If Oxford were to write as “Shakespeare”— leaving aside all other temporal, spatial, intellectual, and social paradoxes — he would need to hold two incompatible systems of orthography in mind, two dissimilar accents, with their different assonances, rhymes, and quibbles. He would have to keep them utterly distinct: never let Shakespeare’s hand or mind appear in Oxford’s letters; nor let the Essex marshes seep into the plays or poetry. He would have to speak two languages.

And if the man could write like Shakespeare, why did he go on, for decade after decade, writing like Oxford?

Richard M. Waugaman, M.D.

Interesting how mainstream views of Oxford as a writer suddenly plummeted after 1920. Why would that be? For example, in his famous History of England (c. 1848), Thomas Macaulay wrote, ”The seventeenth Earl [of Oxford] had shone at the court of Elizabeth, and had won for himself an honourable place among the early masters of English poetry.”

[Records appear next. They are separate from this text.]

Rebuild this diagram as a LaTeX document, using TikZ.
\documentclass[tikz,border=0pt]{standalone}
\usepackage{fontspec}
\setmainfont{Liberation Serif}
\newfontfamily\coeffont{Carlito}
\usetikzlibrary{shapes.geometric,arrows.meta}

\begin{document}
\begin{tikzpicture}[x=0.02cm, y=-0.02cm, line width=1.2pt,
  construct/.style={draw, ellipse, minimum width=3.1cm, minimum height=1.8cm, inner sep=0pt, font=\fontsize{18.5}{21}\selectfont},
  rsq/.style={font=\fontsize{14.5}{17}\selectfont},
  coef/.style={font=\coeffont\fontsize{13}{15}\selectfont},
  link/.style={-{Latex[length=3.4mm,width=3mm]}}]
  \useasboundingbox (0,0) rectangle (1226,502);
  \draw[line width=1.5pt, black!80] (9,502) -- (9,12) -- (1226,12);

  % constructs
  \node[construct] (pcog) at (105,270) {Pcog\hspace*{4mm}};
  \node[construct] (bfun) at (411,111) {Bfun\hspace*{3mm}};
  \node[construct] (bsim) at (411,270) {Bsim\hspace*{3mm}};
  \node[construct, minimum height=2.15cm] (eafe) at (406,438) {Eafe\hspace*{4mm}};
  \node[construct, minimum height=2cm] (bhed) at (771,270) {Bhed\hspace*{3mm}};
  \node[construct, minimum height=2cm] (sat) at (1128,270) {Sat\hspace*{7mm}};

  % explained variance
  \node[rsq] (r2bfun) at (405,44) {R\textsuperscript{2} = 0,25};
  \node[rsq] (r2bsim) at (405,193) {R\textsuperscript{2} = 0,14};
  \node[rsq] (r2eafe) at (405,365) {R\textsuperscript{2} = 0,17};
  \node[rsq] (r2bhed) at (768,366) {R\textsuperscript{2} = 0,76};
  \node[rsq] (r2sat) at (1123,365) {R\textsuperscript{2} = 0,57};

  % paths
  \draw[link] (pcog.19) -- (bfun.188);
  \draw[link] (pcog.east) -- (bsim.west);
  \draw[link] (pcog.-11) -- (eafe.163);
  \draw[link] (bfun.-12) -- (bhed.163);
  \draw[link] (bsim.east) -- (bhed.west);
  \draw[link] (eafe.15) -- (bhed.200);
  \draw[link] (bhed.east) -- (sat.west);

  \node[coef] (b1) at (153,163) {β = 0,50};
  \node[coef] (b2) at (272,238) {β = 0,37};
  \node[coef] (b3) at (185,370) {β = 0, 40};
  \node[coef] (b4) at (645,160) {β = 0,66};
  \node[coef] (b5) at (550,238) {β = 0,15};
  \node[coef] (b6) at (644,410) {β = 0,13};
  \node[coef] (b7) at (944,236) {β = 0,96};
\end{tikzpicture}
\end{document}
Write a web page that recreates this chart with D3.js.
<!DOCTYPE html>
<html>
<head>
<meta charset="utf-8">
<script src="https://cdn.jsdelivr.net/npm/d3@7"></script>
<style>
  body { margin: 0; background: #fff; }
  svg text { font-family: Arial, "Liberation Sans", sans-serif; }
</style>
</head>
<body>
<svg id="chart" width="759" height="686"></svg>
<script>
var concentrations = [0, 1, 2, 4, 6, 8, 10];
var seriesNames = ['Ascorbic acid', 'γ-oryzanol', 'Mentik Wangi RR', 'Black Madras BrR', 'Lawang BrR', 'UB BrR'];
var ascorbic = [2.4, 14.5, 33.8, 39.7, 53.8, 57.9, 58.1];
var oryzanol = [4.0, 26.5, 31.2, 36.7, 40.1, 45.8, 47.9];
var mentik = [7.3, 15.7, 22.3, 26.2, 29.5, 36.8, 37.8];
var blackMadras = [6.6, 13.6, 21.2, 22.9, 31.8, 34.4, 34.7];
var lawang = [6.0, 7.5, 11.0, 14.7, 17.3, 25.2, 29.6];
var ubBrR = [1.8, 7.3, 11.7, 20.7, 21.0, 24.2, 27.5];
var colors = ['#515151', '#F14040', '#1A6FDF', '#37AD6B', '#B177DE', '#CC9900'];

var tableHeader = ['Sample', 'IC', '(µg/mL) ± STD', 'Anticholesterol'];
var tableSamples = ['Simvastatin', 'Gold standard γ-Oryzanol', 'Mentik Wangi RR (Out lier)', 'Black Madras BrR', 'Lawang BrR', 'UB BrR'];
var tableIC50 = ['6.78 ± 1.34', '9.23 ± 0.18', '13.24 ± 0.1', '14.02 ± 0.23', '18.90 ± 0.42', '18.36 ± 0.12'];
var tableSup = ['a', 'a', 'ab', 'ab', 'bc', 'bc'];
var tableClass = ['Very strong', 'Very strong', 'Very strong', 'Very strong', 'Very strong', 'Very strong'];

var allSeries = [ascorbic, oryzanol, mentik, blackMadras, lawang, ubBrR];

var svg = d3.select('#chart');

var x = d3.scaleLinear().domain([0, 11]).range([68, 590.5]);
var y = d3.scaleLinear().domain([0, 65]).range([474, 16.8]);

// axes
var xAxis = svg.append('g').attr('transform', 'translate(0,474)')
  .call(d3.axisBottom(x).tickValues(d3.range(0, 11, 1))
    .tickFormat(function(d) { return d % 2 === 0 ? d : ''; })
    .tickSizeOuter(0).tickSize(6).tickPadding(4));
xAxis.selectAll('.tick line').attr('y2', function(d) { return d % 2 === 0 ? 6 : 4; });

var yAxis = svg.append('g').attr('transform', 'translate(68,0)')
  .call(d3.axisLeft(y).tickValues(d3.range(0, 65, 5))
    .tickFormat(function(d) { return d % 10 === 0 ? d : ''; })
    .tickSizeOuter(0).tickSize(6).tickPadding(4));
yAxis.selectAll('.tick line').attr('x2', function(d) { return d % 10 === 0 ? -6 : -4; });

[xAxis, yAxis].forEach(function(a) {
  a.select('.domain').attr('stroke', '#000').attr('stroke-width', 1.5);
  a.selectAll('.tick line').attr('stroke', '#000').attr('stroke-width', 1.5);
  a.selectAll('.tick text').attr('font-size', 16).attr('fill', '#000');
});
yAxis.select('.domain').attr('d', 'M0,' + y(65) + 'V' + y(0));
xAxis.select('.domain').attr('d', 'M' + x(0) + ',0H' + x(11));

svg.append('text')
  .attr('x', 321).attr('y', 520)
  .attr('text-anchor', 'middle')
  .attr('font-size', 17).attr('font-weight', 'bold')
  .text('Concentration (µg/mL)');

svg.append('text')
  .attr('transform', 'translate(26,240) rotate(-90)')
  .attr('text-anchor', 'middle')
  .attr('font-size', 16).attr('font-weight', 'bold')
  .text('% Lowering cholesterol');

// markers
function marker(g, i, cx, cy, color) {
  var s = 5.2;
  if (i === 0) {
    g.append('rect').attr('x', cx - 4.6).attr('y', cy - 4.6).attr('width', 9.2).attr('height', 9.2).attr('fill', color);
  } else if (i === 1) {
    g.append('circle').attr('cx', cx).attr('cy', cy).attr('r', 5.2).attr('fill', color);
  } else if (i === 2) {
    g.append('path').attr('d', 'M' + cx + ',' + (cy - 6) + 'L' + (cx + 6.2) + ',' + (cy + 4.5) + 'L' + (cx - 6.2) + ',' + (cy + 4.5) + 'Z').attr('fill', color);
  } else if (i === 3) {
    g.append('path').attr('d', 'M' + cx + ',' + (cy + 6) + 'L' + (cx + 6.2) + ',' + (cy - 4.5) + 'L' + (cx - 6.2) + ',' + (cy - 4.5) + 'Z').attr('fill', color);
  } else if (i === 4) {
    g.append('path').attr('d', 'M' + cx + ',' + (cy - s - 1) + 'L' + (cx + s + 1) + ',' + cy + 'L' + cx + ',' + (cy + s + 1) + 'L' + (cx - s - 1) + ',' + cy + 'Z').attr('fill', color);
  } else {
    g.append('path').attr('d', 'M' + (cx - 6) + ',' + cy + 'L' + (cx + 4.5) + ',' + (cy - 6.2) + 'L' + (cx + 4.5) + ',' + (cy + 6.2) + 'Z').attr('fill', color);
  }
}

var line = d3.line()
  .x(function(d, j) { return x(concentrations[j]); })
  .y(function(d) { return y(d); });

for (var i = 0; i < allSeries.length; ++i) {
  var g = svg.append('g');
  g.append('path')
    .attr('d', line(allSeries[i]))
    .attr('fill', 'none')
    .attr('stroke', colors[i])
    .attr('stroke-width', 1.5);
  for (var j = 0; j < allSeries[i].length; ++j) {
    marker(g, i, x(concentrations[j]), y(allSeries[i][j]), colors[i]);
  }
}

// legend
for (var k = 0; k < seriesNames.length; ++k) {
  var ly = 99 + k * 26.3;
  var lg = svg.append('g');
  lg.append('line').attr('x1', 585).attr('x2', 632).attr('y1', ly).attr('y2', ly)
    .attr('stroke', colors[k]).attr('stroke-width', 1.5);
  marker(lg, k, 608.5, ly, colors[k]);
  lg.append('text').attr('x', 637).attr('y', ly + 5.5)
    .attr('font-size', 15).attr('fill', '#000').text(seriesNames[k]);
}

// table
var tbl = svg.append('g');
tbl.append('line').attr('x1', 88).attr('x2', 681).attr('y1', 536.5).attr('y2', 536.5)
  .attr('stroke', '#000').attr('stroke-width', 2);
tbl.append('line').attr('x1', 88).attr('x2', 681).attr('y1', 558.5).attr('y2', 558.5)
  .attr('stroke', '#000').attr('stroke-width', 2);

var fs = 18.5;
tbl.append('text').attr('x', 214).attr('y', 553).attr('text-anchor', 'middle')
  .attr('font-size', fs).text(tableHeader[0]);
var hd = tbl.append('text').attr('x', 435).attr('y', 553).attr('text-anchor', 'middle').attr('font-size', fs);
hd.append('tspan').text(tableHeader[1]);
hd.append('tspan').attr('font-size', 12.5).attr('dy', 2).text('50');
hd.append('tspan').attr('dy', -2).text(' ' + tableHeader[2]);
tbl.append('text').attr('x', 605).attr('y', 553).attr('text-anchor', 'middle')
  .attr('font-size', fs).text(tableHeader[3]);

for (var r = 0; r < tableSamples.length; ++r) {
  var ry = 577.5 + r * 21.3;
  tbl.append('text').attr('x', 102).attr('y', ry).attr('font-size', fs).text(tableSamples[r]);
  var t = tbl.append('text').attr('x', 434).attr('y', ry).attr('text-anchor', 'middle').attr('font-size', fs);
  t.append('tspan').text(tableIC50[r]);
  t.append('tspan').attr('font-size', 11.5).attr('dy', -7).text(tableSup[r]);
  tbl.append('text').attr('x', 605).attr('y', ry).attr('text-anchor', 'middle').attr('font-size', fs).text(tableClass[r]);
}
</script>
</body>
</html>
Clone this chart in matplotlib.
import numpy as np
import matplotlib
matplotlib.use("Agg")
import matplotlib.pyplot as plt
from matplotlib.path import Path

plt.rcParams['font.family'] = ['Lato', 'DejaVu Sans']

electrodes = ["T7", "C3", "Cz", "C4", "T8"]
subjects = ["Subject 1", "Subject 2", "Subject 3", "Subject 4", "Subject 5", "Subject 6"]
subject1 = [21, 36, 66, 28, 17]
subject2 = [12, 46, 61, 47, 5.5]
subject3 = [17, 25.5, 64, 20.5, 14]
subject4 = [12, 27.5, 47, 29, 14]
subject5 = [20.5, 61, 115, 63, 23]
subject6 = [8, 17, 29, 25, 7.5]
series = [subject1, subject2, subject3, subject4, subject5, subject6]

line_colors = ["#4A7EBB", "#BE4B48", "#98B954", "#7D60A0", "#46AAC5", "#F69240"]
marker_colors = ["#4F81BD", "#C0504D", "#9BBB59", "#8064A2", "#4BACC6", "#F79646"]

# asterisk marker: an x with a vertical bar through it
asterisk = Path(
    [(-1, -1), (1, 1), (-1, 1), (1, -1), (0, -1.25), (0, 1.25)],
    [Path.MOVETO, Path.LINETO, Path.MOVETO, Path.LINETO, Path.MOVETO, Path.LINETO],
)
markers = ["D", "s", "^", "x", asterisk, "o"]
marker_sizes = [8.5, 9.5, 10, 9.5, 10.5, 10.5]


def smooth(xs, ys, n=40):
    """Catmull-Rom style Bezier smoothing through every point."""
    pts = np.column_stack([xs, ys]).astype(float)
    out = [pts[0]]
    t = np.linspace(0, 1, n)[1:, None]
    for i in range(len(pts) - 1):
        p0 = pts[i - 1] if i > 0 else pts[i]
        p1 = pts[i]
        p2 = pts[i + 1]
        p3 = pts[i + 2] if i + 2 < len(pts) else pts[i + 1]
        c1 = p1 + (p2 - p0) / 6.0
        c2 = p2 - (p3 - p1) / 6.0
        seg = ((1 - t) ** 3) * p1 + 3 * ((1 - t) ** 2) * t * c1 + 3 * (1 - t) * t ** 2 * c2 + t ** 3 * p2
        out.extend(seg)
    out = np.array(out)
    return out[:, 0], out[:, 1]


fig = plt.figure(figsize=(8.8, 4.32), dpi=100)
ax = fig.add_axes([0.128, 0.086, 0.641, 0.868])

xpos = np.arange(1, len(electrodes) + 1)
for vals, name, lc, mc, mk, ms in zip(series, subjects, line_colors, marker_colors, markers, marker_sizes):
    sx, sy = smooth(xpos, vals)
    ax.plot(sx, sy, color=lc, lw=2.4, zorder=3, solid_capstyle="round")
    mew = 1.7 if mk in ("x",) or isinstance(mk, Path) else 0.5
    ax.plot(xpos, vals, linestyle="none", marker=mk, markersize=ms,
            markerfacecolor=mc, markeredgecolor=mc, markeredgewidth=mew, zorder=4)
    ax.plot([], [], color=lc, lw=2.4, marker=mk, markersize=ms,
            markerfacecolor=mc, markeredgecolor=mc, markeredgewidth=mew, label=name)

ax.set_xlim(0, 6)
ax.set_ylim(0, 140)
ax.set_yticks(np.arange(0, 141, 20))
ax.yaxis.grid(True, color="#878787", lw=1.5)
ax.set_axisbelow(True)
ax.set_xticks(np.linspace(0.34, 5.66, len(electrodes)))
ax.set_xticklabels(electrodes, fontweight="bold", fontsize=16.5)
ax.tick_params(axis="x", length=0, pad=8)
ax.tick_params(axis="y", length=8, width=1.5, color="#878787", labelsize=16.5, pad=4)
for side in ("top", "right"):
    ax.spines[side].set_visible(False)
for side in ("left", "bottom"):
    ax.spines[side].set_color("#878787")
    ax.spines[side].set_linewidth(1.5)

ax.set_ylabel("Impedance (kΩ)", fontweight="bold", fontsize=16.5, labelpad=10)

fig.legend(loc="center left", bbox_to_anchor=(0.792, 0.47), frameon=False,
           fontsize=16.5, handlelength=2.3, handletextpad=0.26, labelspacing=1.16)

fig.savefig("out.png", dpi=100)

Nat Whilk (replying to Richard M. Waugaman, M.D.)

You’re grasping at straws.

Macaulay’s “shone at the court of Elizabeth” refers to Oxford’s social status and his presentation: his dress and his dancing, his tilting, his retinue, his gloves. And “had won for himself an honourable place among the early masters of English poetry” is the faintest of praise. It means that his work was passable. All that takes is a C- average. Note too, that “early masters.” De Vere is placed among the poets of the Drab Age, not with the great Elizabethans and Jacobeans, much less with the immortals. Oxford was a star of the sixth magnitude; Shakespeare was a supernova.

Early critics did not have access to Oxford’s letters. We do, thanks to Alan Nelson. Comparing the letters (which are in the earl’s own hand, and for the most part quite badly expressed) with the poetry (which has been copied out, and while sometimes ludicrous, can rise to uninspired competence), I would surmise that Oxford had help with the poetry, and very likely with the lost interludes. No shame in that in Elizabethan culture: secretaries (like tailors, falconers, musicians, and cooks) were retained to make their lordly masters look dazzling. Francis Bacon wrote a politically tricky masque for Essex to perform before Elizabeth. The earl was credited with its composition, though we have in the manuscript in Bacon’s hand. Oxford kept Lyly and Munday on his staff, and they are highly likely to written those comedies for which he took the praise. He was the Lina Lamont of the Elizabethan age, miming in front of the curtain.